There are always 3 sides to every story. Mine, theirs, and the truth. This reality is something I was simply blinding myself to. It’s a harsh reality and I guess my constructs couldn’t handle it at the time.

One thing is certain. I only pissed a bunch of people off temporarily as they reacted to me. That’s it. I never intentionally hurt anyone. Of course I spammed chat texts and maybe was rude and short and cussed and stuff, but never to cause any real damage. I can see now why people get like that. When they just freak out and crazy takes over. It’s pretty strange to realize it and see it. I get it now. I see that in others, in myself, and I don’t try to hide it or avoid it.

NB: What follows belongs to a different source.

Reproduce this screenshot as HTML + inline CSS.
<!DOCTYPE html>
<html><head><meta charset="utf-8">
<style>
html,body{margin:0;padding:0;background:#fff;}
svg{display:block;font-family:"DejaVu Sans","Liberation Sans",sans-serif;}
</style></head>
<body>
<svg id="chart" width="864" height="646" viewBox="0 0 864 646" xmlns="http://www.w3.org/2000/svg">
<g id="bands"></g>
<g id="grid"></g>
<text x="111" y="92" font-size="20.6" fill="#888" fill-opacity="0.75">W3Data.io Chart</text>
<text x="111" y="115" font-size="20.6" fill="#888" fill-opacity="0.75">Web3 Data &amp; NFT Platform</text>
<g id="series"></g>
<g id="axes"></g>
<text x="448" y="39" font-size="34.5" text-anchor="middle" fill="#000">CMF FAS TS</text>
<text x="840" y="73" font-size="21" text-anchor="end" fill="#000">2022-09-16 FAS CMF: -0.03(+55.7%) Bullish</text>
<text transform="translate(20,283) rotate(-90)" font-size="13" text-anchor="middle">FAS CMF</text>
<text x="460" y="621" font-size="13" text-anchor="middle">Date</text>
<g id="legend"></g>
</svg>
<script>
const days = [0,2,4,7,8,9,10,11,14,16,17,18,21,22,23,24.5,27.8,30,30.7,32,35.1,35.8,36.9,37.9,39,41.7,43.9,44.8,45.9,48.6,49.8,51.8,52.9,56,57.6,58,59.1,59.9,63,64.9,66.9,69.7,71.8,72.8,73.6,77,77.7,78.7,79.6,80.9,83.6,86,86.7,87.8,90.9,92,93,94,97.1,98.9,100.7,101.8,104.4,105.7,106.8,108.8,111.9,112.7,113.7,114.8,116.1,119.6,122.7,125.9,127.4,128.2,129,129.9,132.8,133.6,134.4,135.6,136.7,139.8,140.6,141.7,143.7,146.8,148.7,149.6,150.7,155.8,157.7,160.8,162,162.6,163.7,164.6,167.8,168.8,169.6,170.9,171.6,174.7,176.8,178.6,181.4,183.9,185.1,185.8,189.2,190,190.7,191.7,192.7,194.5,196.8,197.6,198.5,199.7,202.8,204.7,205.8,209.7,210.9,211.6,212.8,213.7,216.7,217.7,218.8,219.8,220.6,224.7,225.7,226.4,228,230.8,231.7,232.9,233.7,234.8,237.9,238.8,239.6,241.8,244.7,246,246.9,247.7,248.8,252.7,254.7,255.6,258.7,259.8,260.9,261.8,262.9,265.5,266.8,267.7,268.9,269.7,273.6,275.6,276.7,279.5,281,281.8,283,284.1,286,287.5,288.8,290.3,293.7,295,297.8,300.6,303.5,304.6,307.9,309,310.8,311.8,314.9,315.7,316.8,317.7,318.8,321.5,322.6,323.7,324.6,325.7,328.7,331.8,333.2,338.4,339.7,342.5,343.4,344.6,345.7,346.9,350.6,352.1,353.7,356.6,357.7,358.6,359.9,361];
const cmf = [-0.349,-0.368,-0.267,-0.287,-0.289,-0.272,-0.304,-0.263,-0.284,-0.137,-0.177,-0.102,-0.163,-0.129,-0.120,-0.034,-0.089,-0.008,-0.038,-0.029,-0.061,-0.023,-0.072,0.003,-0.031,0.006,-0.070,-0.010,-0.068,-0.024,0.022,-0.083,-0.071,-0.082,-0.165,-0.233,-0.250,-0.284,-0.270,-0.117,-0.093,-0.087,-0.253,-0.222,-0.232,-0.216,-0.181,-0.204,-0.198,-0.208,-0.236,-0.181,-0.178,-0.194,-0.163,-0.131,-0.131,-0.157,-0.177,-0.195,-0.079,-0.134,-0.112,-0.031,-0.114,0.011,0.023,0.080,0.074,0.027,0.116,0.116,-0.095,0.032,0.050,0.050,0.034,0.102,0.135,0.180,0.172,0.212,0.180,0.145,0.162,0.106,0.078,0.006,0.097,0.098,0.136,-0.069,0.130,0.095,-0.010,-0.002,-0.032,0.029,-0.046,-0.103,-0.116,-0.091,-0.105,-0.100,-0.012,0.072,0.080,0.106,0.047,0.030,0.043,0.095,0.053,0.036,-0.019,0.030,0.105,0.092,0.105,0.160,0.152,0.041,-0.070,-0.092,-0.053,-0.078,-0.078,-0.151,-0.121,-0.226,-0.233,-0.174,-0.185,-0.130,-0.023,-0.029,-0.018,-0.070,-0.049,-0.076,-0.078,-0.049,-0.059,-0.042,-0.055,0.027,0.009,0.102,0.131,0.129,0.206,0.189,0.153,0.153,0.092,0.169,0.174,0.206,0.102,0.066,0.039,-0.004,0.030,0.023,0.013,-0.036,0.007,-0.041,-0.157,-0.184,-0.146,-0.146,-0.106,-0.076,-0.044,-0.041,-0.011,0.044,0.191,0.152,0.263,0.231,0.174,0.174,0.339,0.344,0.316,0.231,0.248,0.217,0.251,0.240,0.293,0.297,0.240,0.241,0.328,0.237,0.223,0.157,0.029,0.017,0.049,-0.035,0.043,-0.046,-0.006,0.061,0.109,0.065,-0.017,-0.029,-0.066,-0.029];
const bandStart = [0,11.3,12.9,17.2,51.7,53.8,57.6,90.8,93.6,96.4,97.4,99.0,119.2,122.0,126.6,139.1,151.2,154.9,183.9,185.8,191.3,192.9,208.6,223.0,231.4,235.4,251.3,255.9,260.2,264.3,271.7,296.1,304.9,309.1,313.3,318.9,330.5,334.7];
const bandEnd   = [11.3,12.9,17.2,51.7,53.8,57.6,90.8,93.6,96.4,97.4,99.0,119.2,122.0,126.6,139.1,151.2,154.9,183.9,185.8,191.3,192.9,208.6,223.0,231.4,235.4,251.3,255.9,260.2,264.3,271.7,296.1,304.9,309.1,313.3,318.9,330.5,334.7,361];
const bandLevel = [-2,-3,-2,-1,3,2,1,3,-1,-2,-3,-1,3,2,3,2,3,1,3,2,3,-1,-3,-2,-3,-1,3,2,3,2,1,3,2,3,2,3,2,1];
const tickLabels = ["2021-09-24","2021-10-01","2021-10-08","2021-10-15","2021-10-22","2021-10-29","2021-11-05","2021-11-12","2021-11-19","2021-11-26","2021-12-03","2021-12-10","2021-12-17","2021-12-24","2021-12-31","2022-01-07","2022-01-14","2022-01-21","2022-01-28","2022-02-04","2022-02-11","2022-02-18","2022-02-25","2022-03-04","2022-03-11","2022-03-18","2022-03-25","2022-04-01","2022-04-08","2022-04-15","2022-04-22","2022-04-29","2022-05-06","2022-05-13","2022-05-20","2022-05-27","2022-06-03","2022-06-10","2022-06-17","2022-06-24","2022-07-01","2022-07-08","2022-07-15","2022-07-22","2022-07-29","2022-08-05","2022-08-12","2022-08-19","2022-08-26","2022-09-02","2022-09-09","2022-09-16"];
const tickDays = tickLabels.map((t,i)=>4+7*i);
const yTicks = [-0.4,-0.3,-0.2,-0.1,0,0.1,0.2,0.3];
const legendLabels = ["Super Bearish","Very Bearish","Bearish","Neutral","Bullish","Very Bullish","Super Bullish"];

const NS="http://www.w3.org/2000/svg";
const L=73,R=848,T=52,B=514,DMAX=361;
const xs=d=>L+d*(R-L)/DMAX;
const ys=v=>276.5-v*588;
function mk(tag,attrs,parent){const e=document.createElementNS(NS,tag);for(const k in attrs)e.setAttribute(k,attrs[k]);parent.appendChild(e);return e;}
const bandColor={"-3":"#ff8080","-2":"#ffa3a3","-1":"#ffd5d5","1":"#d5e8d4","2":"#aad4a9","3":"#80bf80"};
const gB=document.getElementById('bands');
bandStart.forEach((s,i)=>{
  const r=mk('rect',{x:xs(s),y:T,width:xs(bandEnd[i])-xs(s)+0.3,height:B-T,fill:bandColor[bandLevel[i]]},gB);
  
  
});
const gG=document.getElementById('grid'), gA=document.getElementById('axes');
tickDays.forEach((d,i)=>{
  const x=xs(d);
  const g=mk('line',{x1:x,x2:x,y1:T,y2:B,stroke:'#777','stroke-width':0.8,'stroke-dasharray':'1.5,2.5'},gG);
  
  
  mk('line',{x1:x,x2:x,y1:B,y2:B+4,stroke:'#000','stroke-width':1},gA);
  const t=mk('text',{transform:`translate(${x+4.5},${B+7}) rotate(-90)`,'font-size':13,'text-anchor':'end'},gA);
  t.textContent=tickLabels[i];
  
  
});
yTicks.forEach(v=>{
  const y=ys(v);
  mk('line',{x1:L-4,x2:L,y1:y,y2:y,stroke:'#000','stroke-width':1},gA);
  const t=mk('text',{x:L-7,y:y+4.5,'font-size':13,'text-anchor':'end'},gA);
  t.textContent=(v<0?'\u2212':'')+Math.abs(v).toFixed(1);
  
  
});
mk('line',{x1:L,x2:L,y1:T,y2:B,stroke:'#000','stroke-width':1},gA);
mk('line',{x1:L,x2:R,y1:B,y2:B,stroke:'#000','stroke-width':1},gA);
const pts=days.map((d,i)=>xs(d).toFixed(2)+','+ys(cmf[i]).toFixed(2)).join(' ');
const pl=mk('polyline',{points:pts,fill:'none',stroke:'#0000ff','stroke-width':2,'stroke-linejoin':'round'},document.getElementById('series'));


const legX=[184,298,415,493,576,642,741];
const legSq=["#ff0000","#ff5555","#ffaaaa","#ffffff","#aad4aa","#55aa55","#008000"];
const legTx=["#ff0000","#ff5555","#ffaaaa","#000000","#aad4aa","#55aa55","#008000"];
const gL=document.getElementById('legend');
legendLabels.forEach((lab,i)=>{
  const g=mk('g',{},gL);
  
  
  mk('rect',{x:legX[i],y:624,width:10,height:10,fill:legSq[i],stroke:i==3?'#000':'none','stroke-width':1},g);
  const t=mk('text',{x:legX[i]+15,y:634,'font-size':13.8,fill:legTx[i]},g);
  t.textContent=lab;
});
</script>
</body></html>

We aren’t our actions but we can choose to make them. It’s something so simple. Just don’t get upset. Don’t choose to go down that path. Don’t do it. When there is something telling you you can have everything you desire if you just do something you know is wrong, just don’t do it. When there is that voice in the back of your head that says go ahead and be the big shot at someone else’s expense. Don’t do it. You know it’s wrong, you aren’t the punisher, don’t do it. Don’t base your decisions on what the next person will do or won’t do or say. Stand firm in your conviction, and retract from that feeling of being number one through violence. We had a war. The winners aren’t necessarily number 1 in the world are they? So what does violence bring? Nothing good that’s for sure. If you aren’t fighting for something good, then what’s the point. You don’t have to fight for bad stuff.

Life is delicate already.

We must preserve our own delicate souls. They are delicate, anything that’s amazing and beautiful usually is. At least from the users perspective. To the outside world, it’s a force defying, reality creating, masterpiece that simply can’t be shaken. Feelings are meant to be ephemeral. They wouldn’t be feelings if they weren’t. Our souls are eternal. That feeling of accomplishment and pride won’t last as long as weight of your actions will against your eternal soul. There is no trading it. There is no ridding it.